Suppose a matching service runs a round every 2 seconds across 50 regions, each region a bipartite graph with up to ~5000 nodes per side and ~50 000 eligible edges after pruning.

Quantity	Estimate
Per-region Dinic time (unit-cap, `O(E√V)`)	~3 ms typical, ~15 ms worst-case
Rounds per second	50 regions / 2 s = 25 instances/sec
Core-seconds/sec at worst case	25 × 0.015 = ~0.4 cores
Memory per instance (paired edges)	50 000 × 2 × ~16 B ≈ ~1.6 MB
Fleet memory if all 50 run at once	~80 MB — negligible

The compute is trivially small; the real risks are tail latency on an adversarial region (one metro with a pathological eligibility graph) and freshness (a 2-second round means up to 2 seconds of staleness).

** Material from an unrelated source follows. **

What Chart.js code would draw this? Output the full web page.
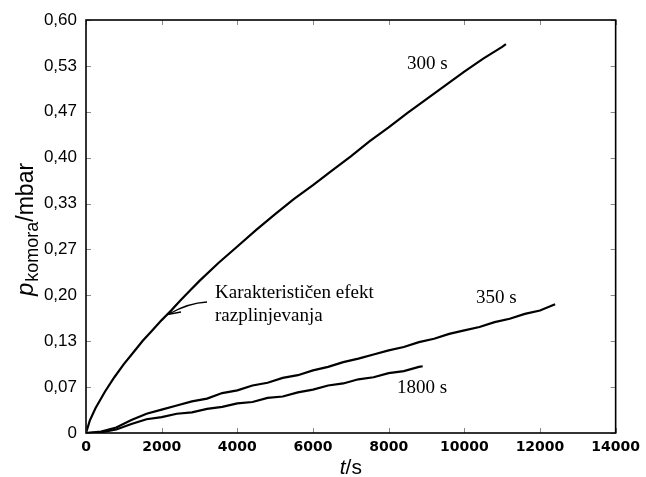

The sizing decision is dominated by the deadline-and-fallback policy, not raw core count.

10.2 The adversarial-graph budget¶

Always benchmark against Dinic's worst case — a layered graph with many parallel short augmenting paths — not just your average input. A graph that is innocuous in production today can become adversarial after a modeling change (e.g., adding intermediate "hub" vertices that lengthen augmenting paths). Keep a synthetic worst-case fixture in your benchmark suite and gate deploys on its latency, so a graph-shape regression is caught before it pages you.

11. Summary¶

In production, max-flow is a batch optimization over a graph snapshot whose answer is an assignment plus a binding min-cut. The senior skills are: recognizing when a problem is flow, pruning the graph to a small relevant core, keeping the snapshot consistent and the assignment fresh (recompute vs warm-start), scaling past one node via parallel push-relabel or approximation only when profiling demands it, bounding every run with a deadline and a fallback, and exposing the binding cut as the headline observability signal. A single Dinic run is sequential and CPU-bound; you scale by running independent instances in parallel and by making the graph small before you make the algorithm fast.